Zdobyliśmy Szarlotę!
Podobno ze szczytu hołdy "Szarloty" w Rydułtowach widać cały "śląski świat". Poszliśmy to sprawdzić, wdrapując się na 407 m n.p.m. w upale
Na co dzień nie można jej zdobyć - choć są śmiałkowie, którzy próbują robić to nieoficjalnie. Tym razem hałda "Szarlota" w Rydułtowach była bardziej łaskawa i dała na siebie spojrzeć z bliska. Na powstałej z odpadów pokopalnianych, jednej z najwyższych hałd w Europie zorganizowano plener fotograficzny. Nie mogliśmy przegapić takiej okazji. Podobno ze szczytu "Szarloty" widać cały "śląski świat". Idziemy to sprawdzić.
Jest gorąco, termometr pokazuje 30 stopni w cieniu. Wszyscy właśnie się w tym cieniu chowają, my idziemy na spotkanie ze słońcem. Wszak pogórnicza hałda to nie Beskidy. Tu nie ma ani jednego drzewka. Zostawiamy nawet torbę, w której zwykle nosimy sprzęt fotograficzny i decydujemy się na wejście jedynie z aparatem na ramieniu uzbrojonym w "lufę". Nie bierzemy nawet butelki wody, a to - jak się potem okazuje - duży błąd.
Mijamy ochroniarzy na bramce KWK Rydułtowy Anna i wchodzimy na teren fedrującego zakładu. Ten fragment trasy pokonujemy bardzo szybko, żeby nie przeszkadzać zmęczonym od ciężaru węgla ciężarówkom.
Ruszamy pod górę, musimy wznieść się na poziom 407 m n.p.m. Brniemy w czarnym pyle. Dawno nie padało, więc mocno się kurzy. Jeszcze na dobre nie zaczęliśmy wędrówki, a nogi mamy już czarne. Na szczęscie "czarny odcinek" jest dosyć krótki, wyżej idzie się już po drodze z ubitego kamienia.
Droga biegnie ostro w górę, więc szybko znajdujemy się na wysokość, która pozwala już na obserwację. Nie licząc kopalnianych szybów, najpierw w oczy rzucają się... kominy elektrowni w Rybniku. Są też wieże potężnej rybnickiej bazyliki. Idziemy wyżej, droga kręci i wciąż nie widać celu. Im wyżej, tym cieplej.
Pies należący do jednego z uczestników wyprawy na szczyt "Szarloty" musi zrobić przerwę. Dostaje miskę wody. My nie mamy takich luksusów, a zmęczenie rekompensują nam widoki.
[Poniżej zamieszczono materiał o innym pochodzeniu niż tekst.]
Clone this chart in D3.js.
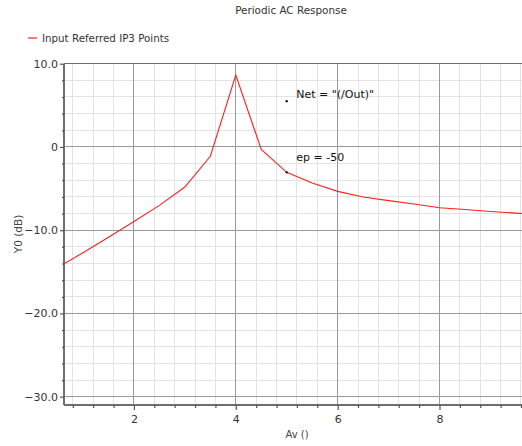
<!DOCTYPE html>
<html>
<head>
<meta charset="utf-8">
<script src="https://cdn.jsdelivr.net/npm/d3@7"></script>
<style>
  html, body { margin: 0; padding: 0; background: #fff; }
  svg { display: block; font-family: "DejaVu Sans", sans-serif; }
</style>
</head>
<body>
<svg id="chart" width="522" height="446"></svg>
<script>
// IP3 sweep: input-referred intercept point vs. Av
const avValues = [0.63, 1.0, 1.5, 2.0, 2.5, 3.0, 3.5, 4.0, 4.5, 5.0, 5.5, 6.0, 6.5, 7.0, 7.5, 8.0, 8.5, 9.0, 9.5, 9.62];
const ip3Values = [-14.05, -12.7, -10.85, -8.95, -7.02, -4.82, -1.12, 8.64, -0.31, -3.05, -4.34, -5.34, -6.02, -6.45, -6.85, -7.3, -7.52, -7.75, -7.95, -8.0];

const seriesName = "Input Referred IP3 Points";
const chartTitle = "Periodic AC Response";
const xLabel = "Av ()";
const yLabel = "Y0 (dB)";

const xMajorTicks = [2, 4, 6, 8];
const yMajorTicks = [10, 0, -10, -20, -30];
const yTickLabels = ["10.0", "0", "-10.0", "-20.0", "-30.0"];

// annotation markers: [av, value, text]
const markerAv = [5.0, 5.0];
const markerValue = [5.5, -3.05];
const markerText = ["Net = \"(/Out)\"", "ep = -50"];

const svg = d3.select("#chart");
const margin = { left: 64, top: 63.7, right: 0, bottom: 41 };
const W = 522, H = 446;

const x = d3.scaleLinear().domain([0.627, 9.62]).range([margin.left, W - margin.right]);
const y = d3.scaleLinear().domain([10, -31.0]).range([margin.top, H - margin.bottom]);

const [x0, x1] = x.range();
const [y0, y1] = y.range();

// minor grid
const xMinor = d3.range(0.8, 9.61, 0.4).filter(v => Math.abs(v / 2 - Math.round(v / 2)) > 1e-6);
const yMinor = d3.range(-30, 10.01, 2).filter(v => Math.abs(v % 10) > 1e-6);

const grid = svg.append("g");
grid.selectAll("line.xm").data(xMinor).join("line")
  .attr("x1", d => x(d)).attr("x2", d => x(d)).attr("y1", y0).attr("y2", y1)
  .attr("stroke", "#e3e3e3").attr("stroke-width", 1).attr("shape-rendering", "crispEdges");
grid.selectAll("line.ym").data(yMinor).join("line")
  .attr("y1", d => y(d)).attr("y2", d => y(d)).attr("x1", x0).attr("x2", x1)
  .attr("stroke", "#e3e3e3").attr("stroke-width", 1).attr("shape-rendering", "crispEdges");

// major grid
grid.selectAll("line.xM").data(xMajorTicks).join("line")
  .attr("x1", d => x(d)).attr("x2", d => x(d)).attr("y1", y0).attr("y2", y1)
  .attr("stroke", "#9a9a9a").attr("stroke-width", 1).attr("shape-rendering", "crispEdges");
grid.selectAll("line.yM").data(yMajorTicks).join("line")
  .attr("y1", d => y(d)).attr("y2", d => y(d)).attr("x1", x0).attr("x2", x1)
  .attr("stroke", "#9a9a9a").attr("stroke-width", 1).attr("shape-rendering", "crispEdges");

// frame: top, left, bottom
const frame = svg.append("g").attr("stroke", "#6e6e6e").attr("stroke-width", 1.5).attr("shape-rendering", "crispEdges");
frame.append("line").attr("x1", x0).attr("x2", x1).attr("y1", y0).attr("y2", y0);
frame.append("line").attr("x1", x0).attr("x2", x0).attr("y1", y0).attr("y2", y1);
frame.append("line").attr("x1", x0).attr("x2", x1).attr("y1", y1).attr("y2", y1);

// axes
const yAxis = d3.axisLeft(y).tickValues(yMajorTicks).tickSize(4).tickPadding(2)
  .tickFormat((d, i) => yTickLabels[i].replace("-", "\u2212"));
const yAx = svg.append("g").attr("transform", `translate(${x0},0)`).call(yAxis);
const yAxMinor = svg.append("g").attr("transform", `translate(${x0},0)`)
  .call(d3.axisLeft(y).tickValues(yMinor).tickSize(2).tickFormat(""));

const xAxis = d3.axisBottom(x).tickValues(xMajorTicks).tickSize(5).tickPadding(5).tickFormat(d3.format("d"));
const xAx = svg.append("g").attr("transform", `translate(0,${y1})`).call(xAxis);
const xAxMinor = svg.append("g").attr("transform", `translate(0,${y1})`)
  .call(d3.axisBottom(x).tickValues(xMinor).tickSize(3).tickFormat(""));

[yAx, yAxMinor, xAx, xAxMinor].forEach(g => {
  g.select(".domain").remove();
  g.selectAll(".tick line").attr("stroke", "#555").attr("stroke-width", 1.2);
  g.selectAll("text").attr("fill", "#333").attr("font-size", 11)
    .attr("font-family", "DejaVu Sans, sans-serif");
});

// clip to plotting area
svg.append("clipPath").attr("id", "plotClip").append("rect")
  .attr("x", x0).attr("y", y0).attr("width", x1 - x0).attr("height", y1 - y0);

const points = avValues.map((v, i) => [v, ip3Values[i]]);
svg.append("path").datum(points)
  .attr("clip-path", "url(#plotClip)")
  .attr("fill", "none").attr("stroke", "#ff2020").attr("stroke-width", 1.1)
  .attr("d", d3.line().x(d => x(d[0])).y(d => y(d[1])));

// markers
const mk = svg.append("g");
markerAv.forEach((a, i) => {
  mk.append("circle").attr("cx", x(a)).attr("cy", y(markerValue[i])).attr("r", 1.2).attr("fill", "#111");
  mk.append("text").attr("x", x(a) + 9.5).attr("y", y(markerValue[i]) - (i === 0 ? 3 : 11))
    .attr("font-size", 11).attr("fill", "#111").text(markerText[i]);
});

// title
svg.append("text").attr("x", 291).attr("y", 14).attr("text-anchor", "middle")
  .attr("font-size", 10.4).attr("fill", "#333").text(chartTitle);

// legend
svg.append("line").attr("x1", 28).attr("x2", 37).attr("y1", 38).attr("y2", 38)
  .attr("stroke", "#ff2020").attr("stroke-width", 1.2);
svg.append("text").attr("x", 42).attr("y", 41.5).attr("font-size", 10.3).attr("fill", "#333").text(seriesName);

// axis labels
svg.append("text").attr("x", 297).attr("y", 438).attr("text-anchor", "middle")
  .attr("font-size", 10).attr("fill", "#444").text(xLabel);
svg.append("text").attr("transform", "translate(22,234) rotate(-90)").attr("text-anchor", "middle")
  .attr("font-size", 10.5).attr("fill", "#444").text(yLabel);
</script>
</body>
</html>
Widać rydułtowskie kościoły, szyb Ignacego, kopalnię Marcel!
Teren blisko szczytu w końcu robi się bardziej płaski - częściowo jest ogrodzony - z głębokich jam w kilku miejscach wydostają się opary. Śmierdzi. Idziemy szybciej w kierunku gigantycznych liter: "S", "Z", "A", "R", "L", "O", "T", "A", które widać z dołu, z bardzo daleka. Stajemy przy "T" i rzucamy okiem na rydułtowskie osiedla. Z naszej pięknej hołdy widać cały "śląski świat"!